Sunday, June 1, 2014

Privatisation

In A day late and a dollar short (Archives, September 2012), I grumbled about the FCO’s belated intervention in Cayman’s fiscal affairs. The FCO clerks’ chronic Attention Deficit Disorder had allowed our small-island politicians and senior Civil Servants to spend and borrow as if there were no tomorrow. "A day late and a dollar short?" I scoffed. "More like fifteen years late and several billion dollars short!"

I meant to write twenty-five years late, not fifteen; that was careless. It was in 1987 that our then-rulers opted for an income-tax as a preferable alternative to disciplined spending by government. I was involved in the Chamber of Commerce’s victory over that option (Confessions of a subversive, October 2012) – but a limited victory it was. We did vanquish the proposed income-tax, and the guilty MLAs were defeated in the next parliamentary election; but all subsequent rulers have shamelessly indulged themselves in ever more reckless borrowing.

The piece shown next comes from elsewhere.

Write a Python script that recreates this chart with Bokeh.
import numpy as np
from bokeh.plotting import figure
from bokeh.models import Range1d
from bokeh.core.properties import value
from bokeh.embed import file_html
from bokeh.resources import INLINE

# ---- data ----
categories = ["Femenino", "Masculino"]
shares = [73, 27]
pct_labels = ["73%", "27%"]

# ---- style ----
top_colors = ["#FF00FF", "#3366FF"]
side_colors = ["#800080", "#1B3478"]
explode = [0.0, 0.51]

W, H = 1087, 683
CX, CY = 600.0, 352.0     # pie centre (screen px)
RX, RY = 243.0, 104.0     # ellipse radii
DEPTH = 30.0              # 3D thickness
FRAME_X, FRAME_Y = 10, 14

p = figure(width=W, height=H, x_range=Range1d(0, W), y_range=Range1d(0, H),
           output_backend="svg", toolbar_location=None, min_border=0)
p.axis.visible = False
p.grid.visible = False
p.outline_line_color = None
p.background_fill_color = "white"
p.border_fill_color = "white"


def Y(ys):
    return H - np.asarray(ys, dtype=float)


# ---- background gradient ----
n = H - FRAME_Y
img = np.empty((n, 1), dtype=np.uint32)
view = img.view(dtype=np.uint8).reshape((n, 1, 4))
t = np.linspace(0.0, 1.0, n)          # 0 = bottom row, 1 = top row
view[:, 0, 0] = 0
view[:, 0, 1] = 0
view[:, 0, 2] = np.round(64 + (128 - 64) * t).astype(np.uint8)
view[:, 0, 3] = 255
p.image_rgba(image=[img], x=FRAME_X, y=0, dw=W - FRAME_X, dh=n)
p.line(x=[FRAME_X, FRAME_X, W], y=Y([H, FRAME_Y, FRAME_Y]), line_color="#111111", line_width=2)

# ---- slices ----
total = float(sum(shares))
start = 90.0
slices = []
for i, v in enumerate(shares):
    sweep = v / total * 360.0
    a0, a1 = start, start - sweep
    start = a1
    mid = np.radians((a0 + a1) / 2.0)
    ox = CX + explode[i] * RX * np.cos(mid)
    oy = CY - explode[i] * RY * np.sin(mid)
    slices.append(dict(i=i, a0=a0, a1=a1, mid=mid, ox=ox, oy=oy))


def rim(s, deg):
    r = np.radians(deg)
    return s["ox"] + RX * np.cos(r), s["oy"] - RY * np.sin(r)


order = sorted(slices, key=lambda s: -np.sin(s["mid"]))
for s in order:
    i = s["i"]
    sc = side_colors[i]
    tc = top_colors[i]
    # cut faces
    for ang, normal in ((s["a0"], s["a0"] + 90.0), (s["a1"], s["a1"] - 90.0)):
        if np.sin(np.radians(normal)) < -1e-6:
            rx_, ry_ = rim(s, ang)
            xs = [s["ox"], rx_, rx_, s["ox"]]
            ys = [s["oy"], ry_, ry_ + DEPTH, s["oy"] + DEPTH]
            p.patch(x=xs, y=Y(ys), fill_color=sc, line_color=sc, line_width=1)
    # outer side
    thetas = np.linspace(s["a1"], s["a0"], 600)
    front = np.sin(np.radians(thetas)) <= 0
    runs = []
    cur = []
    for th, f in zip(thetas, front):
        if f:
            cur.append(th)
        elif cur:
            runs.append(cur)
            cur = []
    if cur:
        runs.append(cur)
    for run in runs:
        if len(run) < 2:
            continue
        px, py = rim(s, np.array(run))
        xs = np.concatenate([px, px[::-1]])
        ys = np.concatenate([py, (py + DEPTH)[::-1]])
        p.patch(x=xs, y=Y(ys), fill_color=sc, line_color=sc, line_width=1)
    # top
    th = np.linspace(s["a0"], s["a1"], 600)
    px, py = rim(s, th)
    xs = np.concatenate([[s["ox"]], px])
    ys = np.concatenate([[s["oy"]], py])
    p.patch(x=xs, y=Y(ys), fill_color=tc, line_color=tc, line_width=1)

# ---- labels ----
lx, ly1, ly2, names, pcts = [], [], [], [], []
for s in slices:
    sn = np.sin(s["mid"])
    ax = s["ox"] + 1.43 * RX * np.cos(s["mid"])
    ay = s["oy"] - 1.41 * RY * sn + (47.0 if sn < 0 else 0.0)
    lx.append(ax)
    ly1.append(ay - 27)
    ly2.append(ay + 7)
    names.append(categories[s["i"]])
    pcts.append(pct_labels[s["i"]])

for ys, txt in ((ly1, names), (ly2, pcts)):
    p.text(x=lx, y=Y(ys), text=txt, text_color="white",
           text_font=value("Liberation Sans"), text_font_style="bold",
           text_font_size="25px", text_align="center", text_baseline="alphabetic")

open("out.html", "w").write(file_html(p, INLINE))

For a belligerent nation that invades foreign countries at the drop of a hat, Britain treads amazingly softly around its colonial tax-havens. Not without reason, of course. Most well-connected British companies divert a portion of their profits to places like Cayman, and much of the loot from the invasions is channeled through the havens. Some of it ends up in the re-election coffers of friendly politicians. That’s just the way it works.

After years of pussy-footing around, the FCO clerks recently suggested – ever so diffidently – that our chaps might give some thought to a slight reduction in the scope of government. So privatization is on the Islands’ agenda at last.

So far, discussion has been limited to the possible sale of loss-making state enterprises. Our Turtle Farm is a good example of what is available. It has been losing ten to twelve million dollars a year for the past how-long. There are no recent audited accounts, so the venture is to all intents a bottomless money-pit.

Last week it was reported that a skilled turtle-feeder was earning $90,000 a year; that’s US$108,000. We weren’t told exactly how skilled he was, but it seems a bit OTT. (I myself was a skilled chicken-feeder, at the age of five, and my pocket-money was never anywhere in that range. I’m beginning to wonder if my parents were short-changing me.)

The government’s reluctance to let go of such a crony-magnet is evident in the predictable conditions for its sale – no Caymanian employees to be fired or demoted (however overpaid or underworked), a government “golden share” with the power to veto all decisions of the Directors, all debts to government to be honoured (i.e. for past subsidies), and current subsidies to be discontinued immediately. What a joke.

This Turtle Farm is several things: a commercial farm, an endangered-species refuge, a tourist attraction with bells and whistles, and a zoo with a snack shop. It occupies a block of prime sea-front real-estate, which is the only thing that any private investor is likely to be interested in. All the operations could and would be closed down in a month, if private-sector standards were applied – but will almost certainly take a year or more using civil-service standards. Full privatization of all unnecessary government operations will take the best part of a generation.

Of course selling state-owned assets is a one-off fix at any time, and when bureaucrats are involved in the selling it’s an invitation to fraud on a massive scale. It’s how Russia ended up with so many overnight billionaire oligarchs. It created a few billionaires in Britain, too, during the Thatcher years. The amounts are smaller in Cayman, but there are plenty of bureaucrats and cronies panting for the chance to pick up government assets for cents on the dollar.

Selling off the operations side would save a heck of a lot more money, every year the government didn’t run them at a loss. The best way to minimize interception by crooked public figures and their relatives is to break the businesses into separate units – and, not to rush the process. Well, we know the process won't be rushed (!), but as for the rest... Hmm. We’ll have to wait and see if maybe little old Cayman can’t come up with one or two instant billionaires. Is anybody taking bets?